If I jumper TXD to RXD, I can echo whatever I type in the terminal.

My other (identical) Nano works fine, as does my Uno, so that leaves out cables, drivers, etc. It's this particular board.

I've come to believe (can't prove it) that its the bootloader that's flashing the LED, since the last sketch successfully "uploaded" (shouldn't that really be downloaded?) doesn't touch d13.

Googling gets me unsolved cases and the troubleshooting pages here, neither of which has helped.

I have also verified the bootloader with Nick Gammon's very excellent Atmega_Board_Detector running on my Uno and wired up via ICSP. The results match my working Nano.

I'd like to fix it. I'd like to learn what I did wrong and avoid that (like I'm now powering down before fiddling with jumpers on breadboards!).

My best guess right now is that RXD (or TXD) pin on the ATmega328p is fried. If so, that won't be worth fixing...

Any other ideas or suggestions?

Thanks!
Daniel
PS: is it possible to write a sketch that "breaks" an Arduino?

Could you have enabled the WDT at some fast timeout? The bootloader used with a Nano doesn't handle WDT interrupts correctly and if enable with a short enough time out can cause the fast continuous flashing of L-13 as the bootloader itself keeps getting reset. If that might be the case one can try the manual hold down the reset switch while then hitting upload and only releasing the reset button when the compiling is completing and the upload is starting, takes a little practice but it does work.

Another possible solution to the same problem is to burn the Uno's bootloader to the nano board. Once that is done you would then always select the Uno board selection from the IDE board menu.

Thanks!

Those are really good ideas.

I neglected to say that I have tried the reset trick. It's really hard to say anything other than it didn't work... not that it couldn't have, depending on the exact timing, phase of moon, how I held my mouth.

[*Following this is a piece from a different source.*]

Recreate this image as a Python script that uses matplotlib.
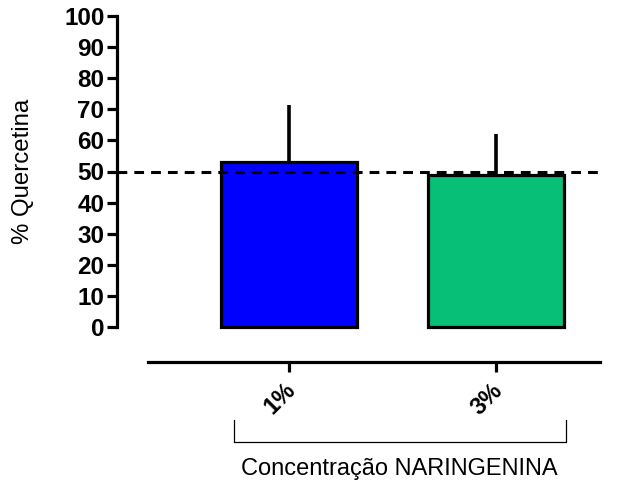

So, are you saying that the Uno bootloader does handle WDT? I could undertake that, since I know that ICSP does work...

Any other ideas on how to disable (even momentarily) the WDT?

Daniel

polypagan:
Thanks!

Those are really good ideas.

I neglected to say that I have tried the reset trick. It's really hard to say anything other than it didn't work... not that it couldn't have, depending on the exact timing, phase of moon, how I held my mouth.

So, are you saying that the Uno bootloader does handle WDT? I could undertake that, since I know that ICSP does work...
Yes Uno bootloader properly handles WDT interrupts.

Any other ideas on how to disable (even momentarily) the WDT?
The manual reset method does work. I've purposely loaded a fast WDT to an only mega1280 board with a 20ms timeout in a sketch and created the same high speed L13 condition. Holding down the reset and only releasing at the correct time resulted in being able to load a new sketch.

Daniel

Retrolefty,
You are a god!

I breadboarded a nicer reset switch than the one on the Nano's PCB and it worked the first try!

And I was getting ready to burn the Uno bootloader, but now that won't be necessary, at least this time.

I suspect you're right: my errant code may have tickled the WDT causing very fast resets.

Thank you!

I "broke" a UNO and a Nano with a sketch that used a lot of RAM. Sketch worked fine on a MEGA

The UNO was fixed by just loading a new sketch but my Nano has the very fast blink as described. I am going to try to reload the bootloader but haven't got around to doing that yet.